Testing Terminology

Regressions :’(

A few weeks ago, Egmont Koblinger (a developer on VTE (a Virtual Terminal library)) opened a ticket on Terminology about incorrect parsing of escape codes. The following day, I pushed a commit to master to fix that issue.

I introduced a regression: some other escape codes were no longer parsed correctly. In a few hours after my change, the ticket was reopened and I got notified twice on IRC.

I felt bad about it, having only tested the specific change; the bug described in the ticket was fixed and my shell was drawing correctly, nothing fancier than that.

I quickly reverted my changes on the repository but I needed to act.

Testing tools

Currently, there is already some testing. On each change to the master branch, coverity and codacy do static analysis. On Terminology itself, I wrote tyfuzz, a tool to run with American Fuzzy Lop. I need to run it for a long period of time (weeks) and it would not help in this case.

In the enlightenment/EFL world, we have exactness, a pixel perfect regression tester, but that’s a bit too complex for my needs. Then, there is vttest, an VT100/VT220/XTerm test utility. The main issue is that is it interactive: you press a key then there is a message telling you what you will see and you need to figure whether what is displayed is right or not. This is would be too complex to automate.

Introducing tytest

I needed to write something new. I wanted something simple with as little dependency as possible.

I already had tyfuzz which takes escape codes in input, parses and interprets them, and just exits.
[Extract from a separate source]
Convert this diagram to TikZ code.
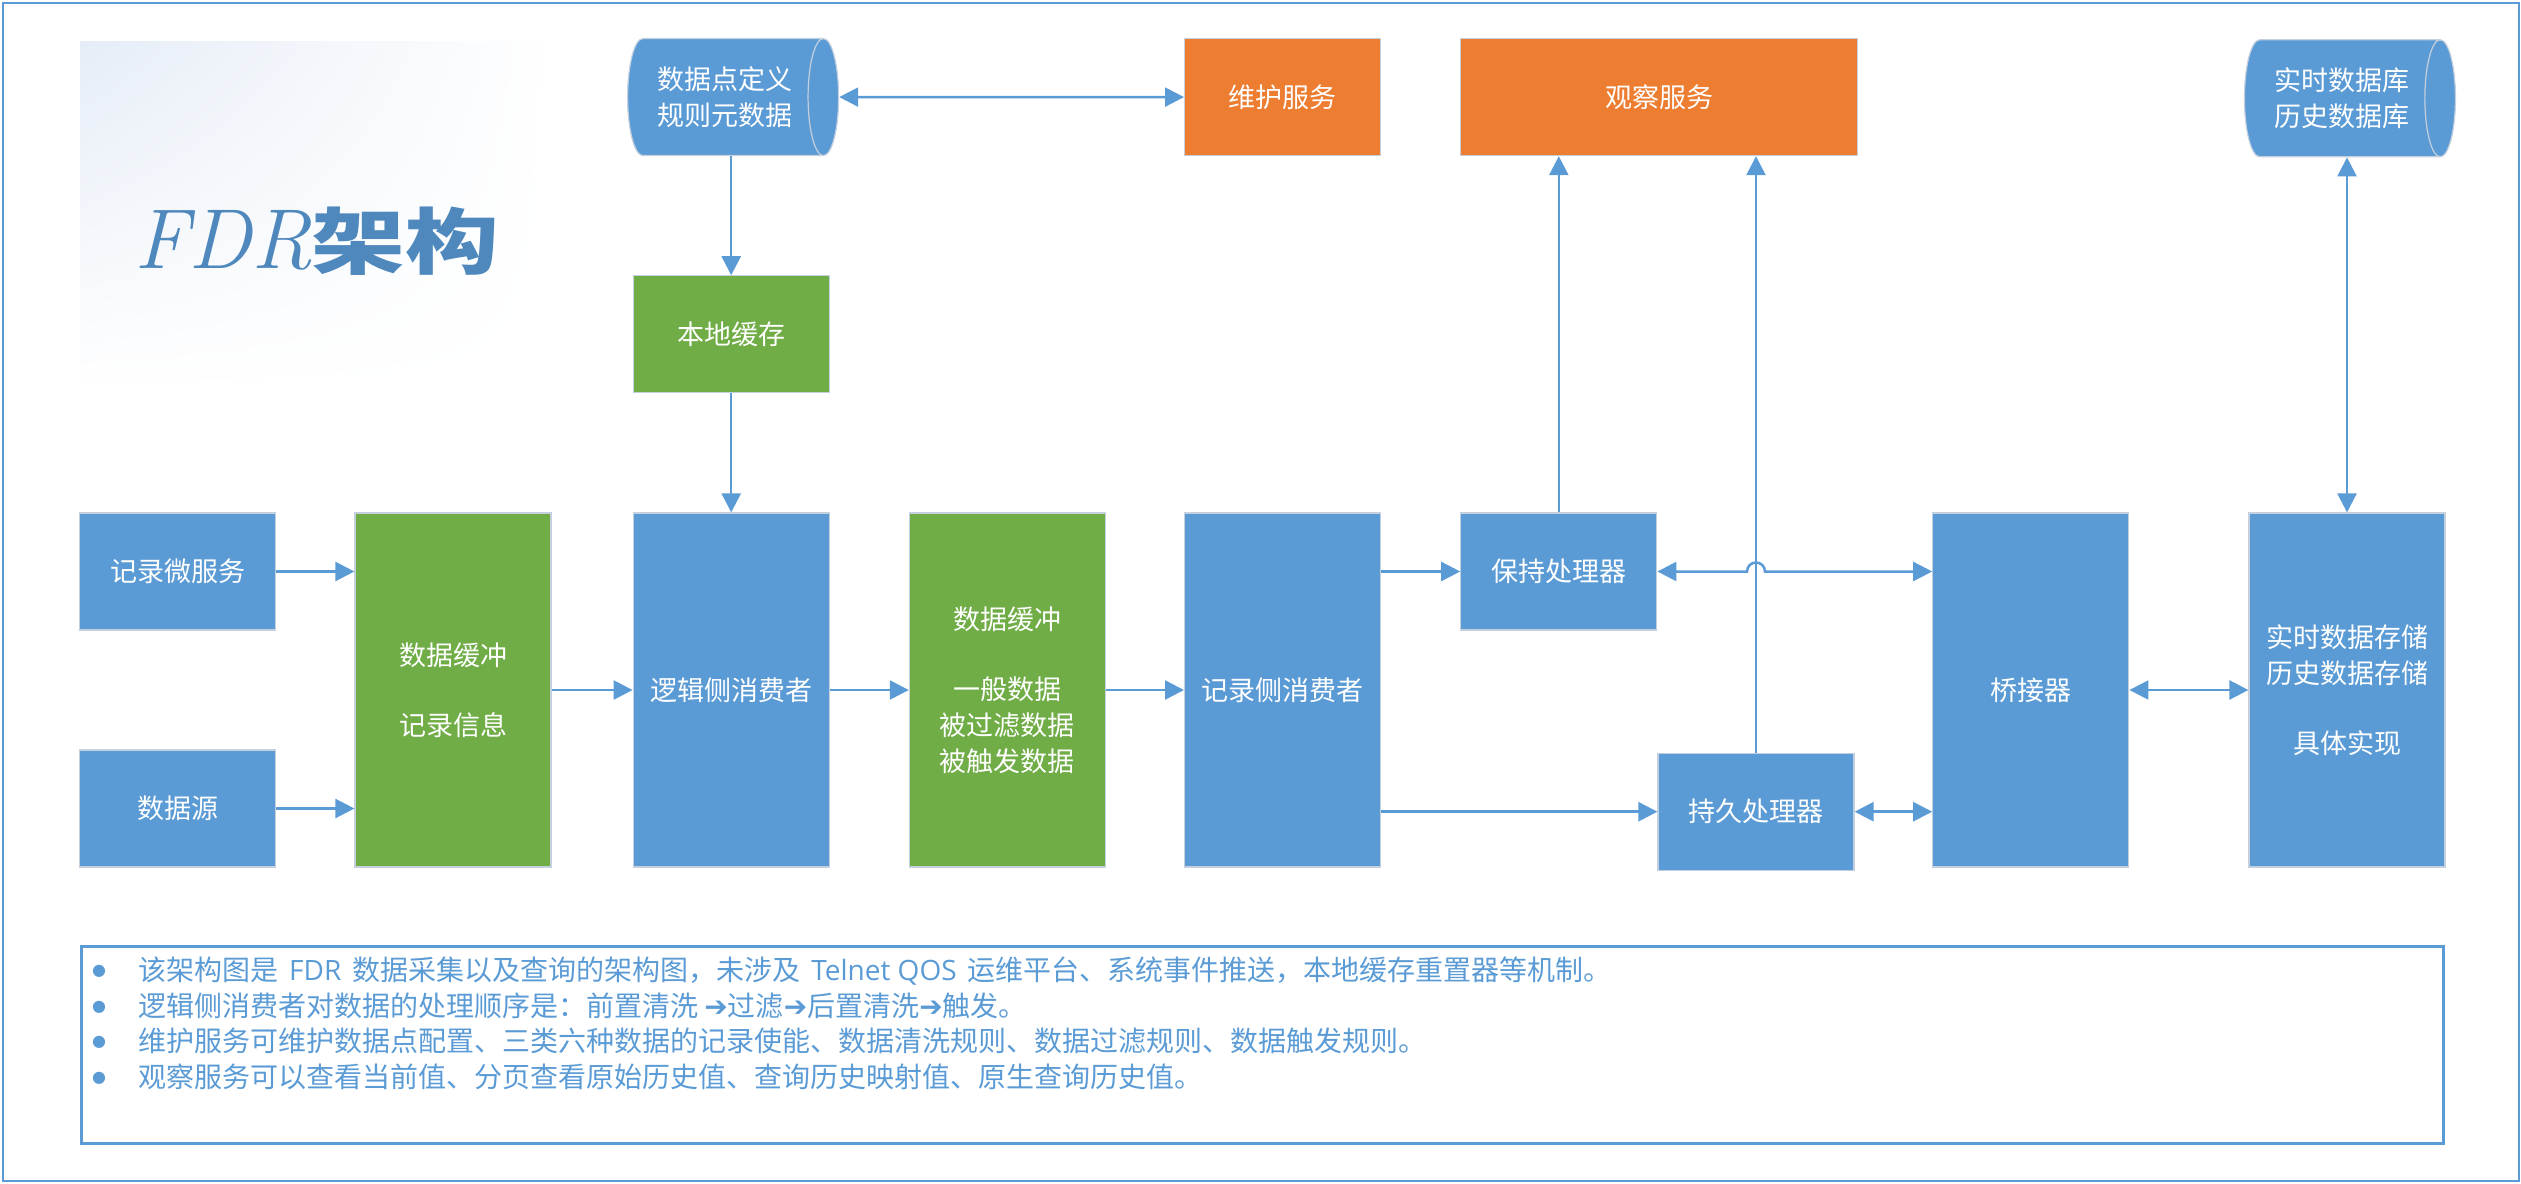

At first, I wanted to dump some kind of representation of what is drawn but that would be quite some work. I ended up taking a checksum of the different parts of the terminal and output it. I am using a MD5 checksum as it was already in use in Terminology. I write the tests in POSIX shell script.

Here is a simple test that sets a cursor shape:

    #!/bin/sh
    printf '\033[0 q'

And how to take a checksum:

tests/cursor-shape-0.sh | build/src/bin/tytest
c91e01b0e859cc043f21d804a01bcd50

I wrote a shell script on top of that simple concept and I am able to test any new changes for regressions on the tests I already wrote.

Continuous Integration

I used CircleCI to run the tests on each change to the master branch of Terminology. Based on an alpine image, it compiles Terminology on both clang and gcc, and run the tests. Then it uploads the coverage of the tests to codecov.io.

How do I know what to test?

So far, I have been reading the VT510 documentation and writing tests based on each command. I write the shell script, run it in XTerm and in Terminology, then compare visually. Then I fix Terminology ☺

I also rely on the ECMA-48 documentation. Something I discovered lately is the Terminal Guide, it is of great help since it lists bugs in other implementations (urxvt, xterm, vte, konsole and linux-vc).

I also check the coverage reports from codecov.io.

Then I try to do some abstract art!

Testing cursor movements:

tytest on cursor movements

Testing IL - Insert Lines:

tytest on IL

At the moment, there are 65 tests which found lots of small bugs. I will keep on adding tests and make Terminology even better!